**PROBLEM STATEMENT**
Starting at the first line of the listing below, retype each line up to and including the one that contains "import plotly.graph_objects as go". Leave pictures out.

** START DATA SUPPLIED **

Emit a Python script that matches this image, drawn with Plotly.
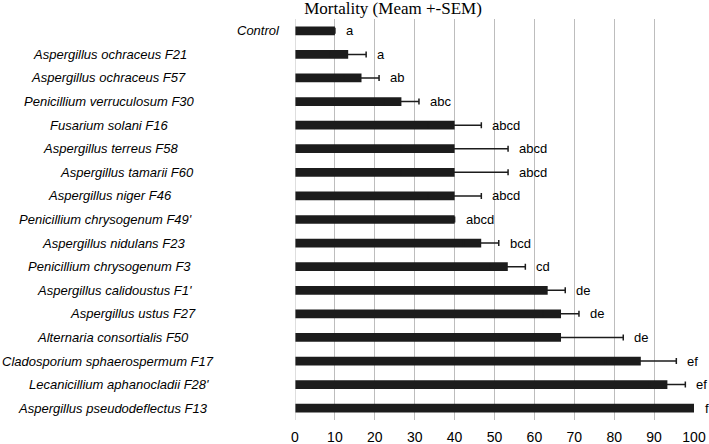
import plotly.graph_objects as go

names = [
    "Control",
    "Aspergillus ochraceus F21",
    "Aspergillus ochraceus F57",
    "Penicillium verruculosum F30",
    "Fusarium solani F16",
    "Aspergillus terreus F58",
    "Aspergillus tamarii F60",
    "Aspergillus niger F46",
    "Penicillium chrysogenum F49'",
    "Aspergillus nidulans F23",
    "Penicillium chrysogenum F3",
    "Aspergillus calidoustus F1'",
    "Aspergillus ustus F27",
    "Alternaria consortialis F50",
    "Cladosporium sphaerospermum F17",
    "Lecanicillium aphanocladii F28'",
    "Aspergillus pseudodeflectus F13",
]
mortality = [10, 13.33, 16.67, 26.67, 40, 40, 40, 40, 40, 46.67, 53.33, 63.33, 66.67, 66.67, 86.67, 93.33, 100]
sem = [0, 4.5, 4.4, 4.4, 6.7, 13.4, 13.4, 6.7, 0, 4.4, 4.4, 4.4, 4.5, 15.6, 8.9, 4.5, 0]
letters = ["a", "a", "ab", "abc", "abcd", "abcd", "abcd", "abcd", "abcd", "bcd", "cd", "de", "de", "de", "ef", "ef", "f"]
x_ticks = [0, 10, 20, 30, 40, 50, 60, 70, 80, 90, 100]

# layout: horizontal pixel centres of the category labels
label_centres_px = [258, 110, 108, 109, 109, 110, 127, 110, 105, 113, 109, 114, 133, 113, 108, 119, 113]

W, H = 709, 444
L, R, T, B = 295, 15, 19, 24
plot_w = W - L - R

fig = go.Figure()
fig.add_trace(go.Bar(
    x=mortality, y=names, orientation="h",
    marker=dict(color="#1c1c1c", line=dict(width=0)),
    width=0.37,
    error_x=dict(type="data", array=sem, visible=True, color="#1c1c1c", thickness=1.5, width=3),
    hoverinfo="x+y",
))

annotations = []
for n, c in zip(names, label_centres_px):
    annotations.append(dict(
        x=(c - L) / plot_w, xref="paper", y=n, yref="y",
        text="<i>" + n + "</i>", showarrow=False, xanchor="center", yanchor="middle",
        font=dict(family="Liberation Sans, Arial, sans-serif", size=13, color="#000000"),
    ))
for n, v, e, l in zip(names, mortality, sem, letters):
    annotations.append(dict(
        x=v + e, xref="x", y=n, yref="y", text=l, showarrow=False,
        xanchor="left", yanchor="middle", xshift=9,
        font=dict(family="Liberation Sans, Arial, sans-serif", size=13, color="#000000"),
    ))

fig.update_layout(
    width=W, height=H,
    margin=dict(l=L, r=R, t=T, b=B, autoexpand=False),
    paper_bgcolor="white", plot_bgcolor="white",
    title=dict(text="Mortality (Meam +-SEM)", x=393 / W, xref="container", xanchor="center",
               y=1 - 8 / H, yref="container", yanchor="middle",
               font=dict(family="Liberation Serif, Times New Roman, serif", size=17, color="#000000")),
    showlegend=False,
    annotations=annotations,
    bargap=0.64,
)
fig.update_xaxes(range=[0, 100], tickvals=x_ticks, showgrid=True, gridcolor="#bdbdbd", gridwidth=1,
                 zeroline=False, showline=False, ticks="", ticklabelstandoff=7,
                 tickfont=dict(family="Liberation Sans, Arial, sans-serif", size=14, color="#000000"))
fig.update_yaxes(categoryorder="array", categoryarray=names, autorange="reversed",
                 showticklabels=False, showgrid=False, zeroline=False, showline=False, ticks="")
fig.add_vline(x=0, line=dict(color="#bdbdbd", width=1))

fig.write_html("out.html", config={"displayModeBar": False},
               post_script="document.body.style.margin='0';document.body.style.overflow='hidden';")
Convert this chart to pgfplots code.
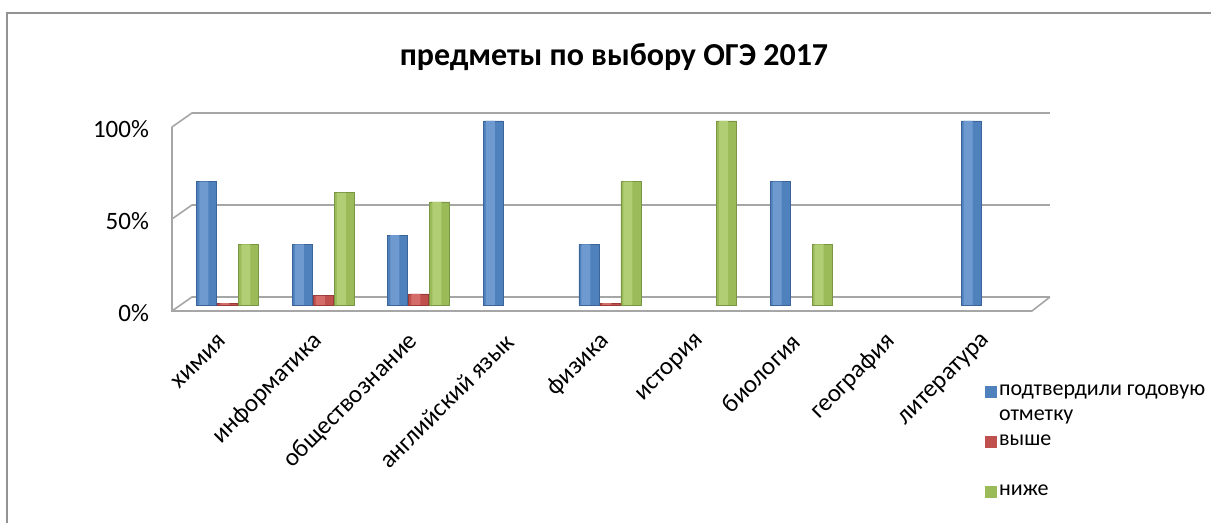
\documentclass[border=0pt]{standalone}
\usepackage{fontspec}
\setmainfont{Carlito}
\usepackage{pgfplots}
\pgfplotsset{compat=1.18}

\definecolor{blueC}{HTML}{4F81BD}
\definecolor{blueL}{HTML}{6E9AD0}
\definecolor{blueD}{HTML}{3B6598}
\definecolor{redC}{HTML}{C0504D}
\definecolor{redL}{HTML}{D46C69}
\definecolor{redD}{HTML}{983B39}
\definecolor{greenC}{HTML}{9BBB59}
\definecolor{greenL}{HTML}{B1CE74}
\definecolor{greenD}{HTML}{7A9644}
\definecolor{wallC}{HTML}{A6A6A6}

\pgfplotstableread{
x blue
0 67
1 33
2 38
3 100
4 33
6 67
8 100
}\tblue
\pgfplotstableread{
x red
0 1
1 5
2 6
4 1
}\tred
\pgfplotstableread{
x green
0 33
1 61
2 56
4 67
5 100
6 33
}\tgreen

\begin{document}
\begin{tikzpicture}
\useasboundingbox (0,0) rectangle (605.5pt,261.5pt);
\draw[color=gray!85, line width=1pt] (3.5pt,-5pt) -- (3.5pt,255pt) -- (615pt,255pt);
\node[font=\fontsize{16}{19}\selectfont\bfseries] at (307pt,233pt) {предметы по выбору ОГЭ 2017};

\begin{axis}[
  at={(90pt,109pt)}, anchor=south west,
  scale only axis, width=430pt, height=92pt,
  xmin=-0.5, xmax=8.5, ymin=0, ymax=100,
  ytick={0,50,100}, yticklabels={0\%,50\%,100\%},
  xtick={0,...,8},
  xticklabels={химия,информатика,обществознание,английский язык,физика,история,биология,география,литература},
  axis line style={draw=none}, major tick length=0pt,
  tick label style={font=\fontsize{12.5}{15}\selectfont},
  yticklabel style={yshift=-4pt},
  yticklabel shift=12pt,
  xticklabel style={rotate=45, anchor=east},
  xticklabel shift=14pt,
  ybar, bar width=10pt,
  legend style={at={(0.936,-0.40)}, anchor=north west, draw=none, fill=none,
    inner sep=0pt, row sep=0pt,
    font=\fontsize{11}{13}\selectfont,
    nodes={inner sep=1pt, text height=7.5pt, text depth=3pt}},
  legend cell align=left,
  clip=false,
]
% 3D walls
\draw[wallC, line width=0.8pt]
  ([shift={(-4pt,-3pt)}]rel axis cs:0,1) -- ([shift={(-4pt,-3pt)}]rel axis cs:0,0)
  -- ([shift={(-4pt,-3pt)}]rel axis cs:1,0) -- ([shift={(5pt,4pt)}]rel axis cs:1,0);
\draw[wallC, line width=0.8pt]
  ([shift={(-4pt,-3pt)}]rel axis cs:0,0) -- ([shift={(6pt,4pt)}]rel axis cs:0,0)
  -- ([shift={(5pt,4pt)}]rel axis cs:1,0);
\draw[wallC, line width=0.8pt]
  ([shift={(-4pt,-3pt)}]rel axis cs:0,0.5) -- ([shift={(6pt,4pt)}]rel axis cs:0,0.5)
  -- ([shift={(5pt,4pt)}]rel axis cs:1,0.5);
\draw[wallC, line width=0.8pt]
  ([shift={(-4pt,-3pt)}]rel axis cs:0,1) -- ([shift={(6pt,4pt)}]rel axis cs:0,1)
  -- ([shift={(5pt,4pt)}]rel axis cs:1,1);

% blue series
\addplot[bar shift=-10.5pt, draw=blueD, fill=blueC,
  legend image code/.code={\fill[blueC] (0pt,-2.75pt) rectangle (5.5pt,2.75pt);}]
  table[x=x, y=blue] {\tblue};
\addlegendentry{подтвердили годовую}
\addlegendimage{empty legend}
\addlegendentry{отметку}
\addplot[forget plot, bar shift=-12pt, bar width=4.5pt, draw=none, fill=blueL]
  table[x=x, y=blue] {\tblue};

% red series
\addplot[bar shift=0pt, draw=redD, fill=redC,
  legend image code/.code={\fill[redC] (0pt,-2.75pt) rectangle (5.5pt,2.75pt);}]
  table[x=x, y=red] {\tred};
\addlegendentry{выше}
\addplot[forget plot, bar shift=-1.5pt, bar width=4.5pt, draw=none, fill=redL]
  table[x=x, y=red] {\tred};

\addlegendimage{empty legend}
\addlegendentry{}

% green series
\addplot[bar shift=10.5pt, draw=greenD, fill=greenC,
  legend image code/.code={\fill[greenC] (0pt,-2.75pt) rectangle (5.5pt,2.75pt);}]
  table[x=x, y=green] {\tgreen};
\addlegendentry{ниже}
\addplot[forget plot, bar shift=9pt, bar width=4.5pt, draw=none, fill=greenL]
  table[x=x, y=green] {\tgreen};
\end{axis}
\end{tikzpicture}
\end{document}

** END DATA SUPPLIED **

**WRITTEN REPLY**
Emit a Python script that matches this image, drawn with Plotly.
import plotly.graph_objects as go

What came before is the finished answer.